1989 — десятки концертов по всей стране. На экраны выходит фильм «Игла». «Кино» гастролирует в Дании, играет на крупнейшем французском рок-фестивале в Бурже, участвует в советско-итальянском рок-фестивале в Мельпиньяно. Выходит и тут же сметается с прилавков новый альбом «Звезда по имени Солнце» — единственный альбом «Кино», записанный в Москве на профессиональной студии.

1990 — всю зиму и весну «Кино» проводит в постоянных гастрольных поездках; одновременно ведется работа над демо-записью нового альбома (он выйдет уже после смерти Цоя под названием «Черный альбом»). 15 августа 1990-го под Юрмалой, где он намеревался отдохнуть от звездных трудов, в возрасте двадцати восьми лет Цой погибает, на приличной скорости врезавшись на своем «Москвиче» в автобус.

Счастливая смерть — в зените славы с, казалось бы, бескрайними перспективами впереди (в зените славы всегда впереди мнятся бескрайние перспективы)… Цой не узнал, что бывает иначе — какая сказочная милость!

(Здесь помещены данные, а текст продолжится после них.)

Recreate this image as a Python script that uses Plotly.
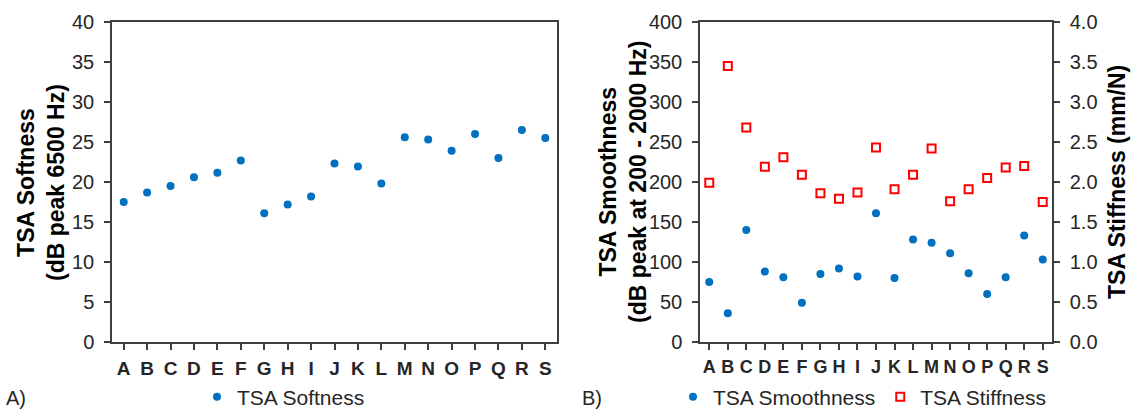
import plotly.graph_objects as go

categories = list("ABCDEFGHIJKLMNOPQRS")
softness = [17.5, 18.7, 19.5, 20.6, 21.15, 22.7, 16.1, 17.2, 18.2, 22.3, 21.95, 19.8,
            25.6, 25.3, 23.9, 26.0, 23.0, 26.5, 25.5]
smoothness = [75, 36, 140, 88, 81, 49, 85, 92, 82, 161, 80, 128,
              124, 111, 86, 60, 81, 133, 103]
stiffness = [1.99, 3.45, 2.68, 2.19, 2.31, 2.09, 1.86, 1.79, 1.87, 2.43, 1.91, 2.09,
             2.42, 1.76, 1.91, 2.05, 2.18, 2.20, 1.75]

W, H = 1131, 409
FONT = "Liberation Sans, Arial, sans-serif"
TXT = "#262626"
AX = "#404040"
BLUE = "#0070C0"
RED = "#FF0000"

def fx(px):
    return px / W

def fy(py):
    return (H - py) / H

fig = go.Figure()
fig.add_trace(go.Scatter(x=categories, y=softness, mode="markers", name="TSA Softness",
                         marker=dict(symbol="circle", size=8, color=BLUE),
                         xaxis="x", yaxis="y", legend="legend"))
fig.add_trace(go.Scatter(x=categories, y=smoothness, mode="markers", name="TSA Smoothness",
                         marker=dict(symbol="circle", size=8, color=BLUE),
                         xaxis="x2", yaxis="y2", legend="legend2"))
fig.add_trace(go.Scatter(x=categories, y=stiffness, mode="markers", name="TSA Stiffness",
                         marker=dict(symbol="square-open", size=8, color=RED,
                                     line=dict(width=2, color=RED)),
                         xaxis="x2", yaxis="y3", legend="legend2"))

tickfont = dict(family=FONT, size=20, color=TXT)

common_x = dict(type="category", range=[-0.5, 18.5], showline=True, linecolor=AX,
                linewidth=1.5, mirror=True, ticks="outside", ticklen=6, tickwidth=1.5,
                tickcolor=AX, showgrid=False, zeroline=False,
                automargin=False, tickmode="array", tickvals=categories,
                ticktext=categories, tickangle=0, ticklabelstandoff=2)
common_y = dict(showline=True, linecolor=AX, linewidth=1.5, ticks="outside", ticklen=6,
                tickwidth=1.5, tickcolor=AX, tickfont=tickfont, showgrid=False,
                zeroline=False, automargin=False, ticklabelstandoff=6)

ydom = [fy(342), fy(22)]

fig.update_layout(
    width=W, height=H, template="none",
    paper_bgcolor="white", plot_bgcolor="white",
    margin=dict(l=0, r=0, t=0, b=0, autoexpand=False),
    xaxis=dict(common_x, domain=[fx(112), fx(557)], anchor="y",
               tickfont=dict(family=FONT, size=19, color=TXT, weight="bold")),
    yaxis=dict(common_y, domain=ydom, range=[0, 40], dtick=5, mirror=True, anchor="x"),
    xaxis2=dict(common_x, domain=[fx(700), fx(1052)], anchor="y2",
                tickfont=dict(family=FONT, size=18, color=TXT, weight="bold")),
    yaxis2=dict(common_y, domain=ydom, range=[0, 400], dtick=50, anchor="x2"),
    yaxis3=dict(common_y, domain=ydom, range=[0, 4], dtick=0.5, tickformat=".1f",
                overlaying="y2", side="right", anchor="x2"),
    legend=dict(orientation="h", x=fx(197), y=fy(397), xanchor="left", yanchor="middle",
                font=dict(family=FONT, size=21, color=TXT), bgcolor="rgba(0,0,0,0)",
                borderwidth=0),
    legend2=dict(orientation="h", x=fx(673), y=fy(397), xanchor="left", yanchor="middle",
                 font=dict(family=FONT, size=21, color=TXT), bgcolor="rgba(0,0,0,0)",
                 borderwidth=0, itemwidth=30),
    showlegend=True,
)

title_font = dict(family=FONT, size=23, color="black", weight="bold")
annotations = [
    dict(text="TSA Softness<br>(dB peak 6500 Hz)", x=fx(41), y=fy(182), textangle=-90),
    dict(text="TSA Smoothness<br>(dB peak at 200 - 2000 Hz)", x=fx(623), y=fy(182), textangle=-90),
    dict(text="TSA Stiffness (mm/N)", x=fx(1117), y=fy(182), textangle=-90),
]
for a in annotations:
    fig.add_annotation(xref="paper", yref="paper", xanchor="center", yanchor="middle",
                       showarrow=False, font=title_font, **a)

for txt, px in [("A)", 16), ("B)", 592)]:
    fig.add_annotation(text=txt, xref="paper", yref="paper", x=fx(px), y=fy(398),
                       xanchor="center", yanchor="middle", showarrow=False,
                       font=dict(family=FONT, size=20, color=TXT))

fig.write_html("out.html")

И все-таки: почему Цой? Почему не зажигательный, расписанный, как хохломская ложка, татуировками Кинчев? Почему не гений меланхолии Бутусов? Не гражданственный Шевчук? В конце концов, почему не блистательный БГ? Дело не в простоте Цоя — он вовсе не был прост, он был целен. И неудачи у него тоже были вопиющие в своей откровенности. Когда я лечу по трассе под его музыку и динамики вдруг обрушивают на меня буколическую «Весну» или карамельное томление на тему «Когда твоя девушка больна», беспомощность этих номеров так разъедает печенку, что в белом тумане со словами: «Швабра ты, а не матрос, и мать твоя — переборка», — мне так и хочется пойти на обгон грех фур, в лоб мерцающим встречным огням, лишь бы эта мука прекратилась. При этом я вполне осознаю, что причина этих неудач — не ошибка речи, а способ мышления, благодаря которому написаны и самые лучшие вещи Цоя.